# Losing my supervising building official due to "budget"



## Simonsays (Mar 10, 2021)

In a few weeks, my department's building official is being eliminated due to budget concerns and "replaced" by an administrative assistant. Clearly, trouble ahead! Suggestions for this plan examiner on how to prepare for the transition?


----------



## cda (Mar 10, 2021)

Polish up your resume


----------



## cda (Mar 10, 2021)

Simonsays said:


> In a few weeks, my department's building official is being eliminated due to budget concerns and "replaced" by an administrative assistant. Clearly, trouble ahead! Suggestions for this plan examiner on how to prepare for the transition?




So i hate to use the word Secretary???


Will you be in charge or the admin asst??

How many other in the dept??? Plan review and inspectors???


----------



## steveray (Mar 10, 2021)

If you are reporting to someone that has no clue what you do...Good luck!....I just try to explain stuff like I do to a customer that is over their head on a project, every word matters and you may have to repeat several of them...


----------



## Joe.B (Mar 10, 2021)

Simonsays said:


> In a few weeks, my department's building official is being eliminated due to budget concerns and "replaced" by an administrative assistant. Clearly, trouble ahead! Suggestions for this plan examiner on how to prepare for the transition?


I would recommend quietly doing the best you can. Don't overextend yourself, don't let the city pile too much work on you. A hard working individual will be tempted to "step-up" and take on more than they can handle in order to carry the extra load. This will lead to burn-out. On the flip side it's common for people to kick and scream about all of the problems, and really that just makes things worse. Find the balance where you can keep doing a good job without burning out, and quietly ride out the storm. And yes, polish up your resume and keep your eyes open for another opportunity.


----------



## Simonsays (Mar 10, 2021)

cda said:


> So i hate to use the word Secretary???
> 
> 
> Will you be in charge or the admin asst??
> ...


The assistant will be in charge. Very small department- one inspection, one plan examiner, and the former building official plus the administrative assistant.


----------



## Simonsays (Mar 10, 2021)

Simonsays said:


> The assistant will be in charge. Very small department- one inspection, one plan examiner, and the former building official plus the administrative assistant.


One inspector


----------



## cda (Mar 10, 2021)

Simonsays said:


> The assistant will be in charge. Very small department- one inspection, one plan examiner, and the former building official plus the administrative assistant.

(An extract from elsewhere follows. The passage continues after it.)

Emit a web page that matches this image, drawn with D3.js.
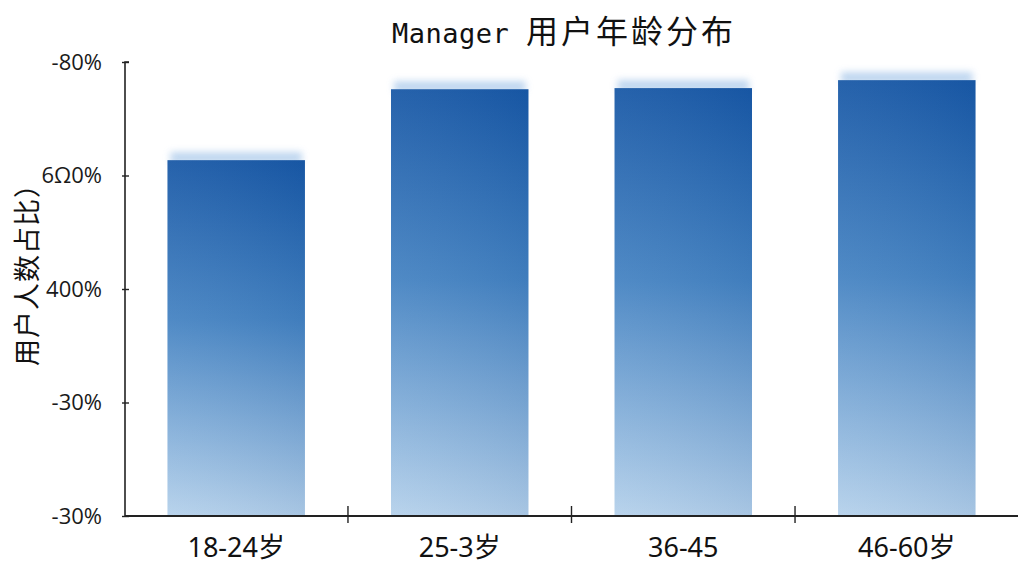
<!DOCTYPE html>
<html><head><meta charset="utf-8">
<script src="https://cdn.jsdelivr.net/npm/d3@7/dist/d3.min.js"></script>
<style>body{margin:0;background:#fff;}svg{display:block;}</style>
</head><body>
<svg id="chart" width="1024" height="576"></svg>
<script>
const categories = ["18-24岁", "25-3岁", "36-45", "46-60岁"];
const values = [62.7, 75.2, 75.4, 76.8];
const tickValues = [0, 20, 40, 60, 80];
const tickLabels = ["-30%", "-30%", "400%", "6Ω0%", "-80%"];
const titleLatin = "Manager ";
const titleCJK = "用户年龄分布";
const yTitle = "用户人数占比）";

const svg = d3.select("#chart");
const m = {l:125, r:1018, t:62, b:516};
const x = d3.scaleBand().domain(categories).range([m.l, m.r]).paddingInner(0.385).paddingOuter(0.19);
const y = d3.scaleLinear().domain([0, 80]).range([m.b, m.t]);

const defs = svg.append("defs");
const g = defs.append("linearGradient").attr("id","barGrad").attr("x1",0).attr("y1",0).attr("x2",0).attr("y2",1);
g.append("stop").attr("offset","0%").attr("stop-color","#1858a6");
g.append("stop").attr("offset","45%").attr("stop-color","#4583c2");
g.append("stop").attr("offset","100%").attr("stop-color","#b5d1eb");
const gh = defs.append("linearGradient").attr("id","barShade").attr("x1",0).attr("y1",0).attr("x2",1).attr("y2",0);
gh.append("stop").attr("offset","0%").attr("stop-color","#ffffff").attr("stop-opacity",0.06);
gh.append("stop").attr("offset","100%").attr("stop-color","#0a3d80").attr("stop-opacity",0.08);
defs.append("filter").attr("id","glow").attr("x","-20%").attr("y","-200%").attr("width","140%").attr("height","500%")
  .append("feGaussianBlur").attr("stdDeviation",3.5);

// glow above bars
svg.append("g").selectAll("rect").data(values).join("rect")
  .attr("x",(d,i)=>x(categories[i])+3).attr("width",x.bandwidth()-6)
  .attr("y",d=>y(d)-8).attr("height",11)
  .attr("fill","#a8c8ea").attr("opacity",0.75).attr("filter","url(#glow)");

svg.append("g").selectAll("rect").data(values).join("rect")
  .attr("x",(d,i)=>x(categories[i])).attr("width",x.bandwidth())
  .attr("y",d=>y(d)).attr("height",d=>m.b-y(d))
  .attr("fill","url(#barGrad)");
svg.append("g").selectAll("rect").data(values).join("rect")
  .attr("x",(d,i)=>x(categories[i])).attr("width",x.bandwidth())
  .attr("y",d=>y(d)).attr("height",d=>m.b-y(d))
  .attr("fill","url(#barShade)");

// y axis
const ya = svg.append("g").attr("transform",`translate(${m.l},0)`)
  .call(d3.axisLeft(y).tickValues(tickValues).tickSize(3).tickFormat((d,i)=>tickLabels[i]));
ya.select(".domain").attr("d",`M4,${m.t}H0V${m.b}`).attr("stroke","#222").attr("stroke-width",1.6);
ya.selectAll(".tick line").attr("x1",-3).attr("x2",4).attr("stroke","#222").attr("stroke-width",1.4);
ya.selectAll(".tick text").attr("x",-23).attr("font-family","'Open Sans', sans-serif").attr("font-size",22).attr("fill","#1a1a1a");

// x axis
const xa = svg.append("g").attr("transform",`translate(0,${m.b})`)
  .call(d3.axisBottom(x).tickSize(0));
xa.select(".domain").attr("d",`M${m.l},0H${m.r}`).attr("stroke","#222").attr("stroke-width",2);
xa.selectAll(".tick text").attr("y",0).attr("dy",41).attr("font-family","'Noto Sans', 'Noto Sans CJK SC', sans-serif")
  .attr("font-size",27).attr("fill","#111");
const step = x.step();
const sep = categories.slice(1).map(c => x(c) - (step - x.bandwidth())/2);
svg.append("g").selectAll("line").data(sep).join("line")
  .attr("x1",d=>d).attr("x2",d=>d).attr("y1",m.b-10).attr("y2",m.b+7)
  .attr("stroke","#222").attr("stroke-width",1.4);

// title
const t = svg.append("text").attr("x",564).attr("y",43).attr("text-anchor","middle").attr("fill","#111");
t.append("tspan").text(titleLatin).attr("font-family","'DejaVu Sans Mono', monospace").attr("font-size",27).attr("letter-spacing",0.5);
t.append("tspan").text(titleCJK).attr("font-family","'Noto Sans CJK SC', sans-serif").attr("font-size",32).attr("letter-spacing",3);

// y title
svg.append("text").attr("transform","translate(37,268) rotate(-90)").attr("text-anchor","middle")
  .attr("font-family","'Noto Sans CJK SC', sans-serif").attr("font-size",27).attr("letter-spacing",1).attr("fill","#111").text(yTitle);
</script>
</body></html>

So what will the assistant do????


----------



## jar546 (Mar 10, 2021)

Simonsays said:


> In a few weeks, my department's building official is being eliminated due to budget concerns and "replaced" by an administrative assistant. Clearly, trouble ahead! Suggestions for this plan examiner on how to prepare for the transition?


Is there a state statute that requires a building official?


----------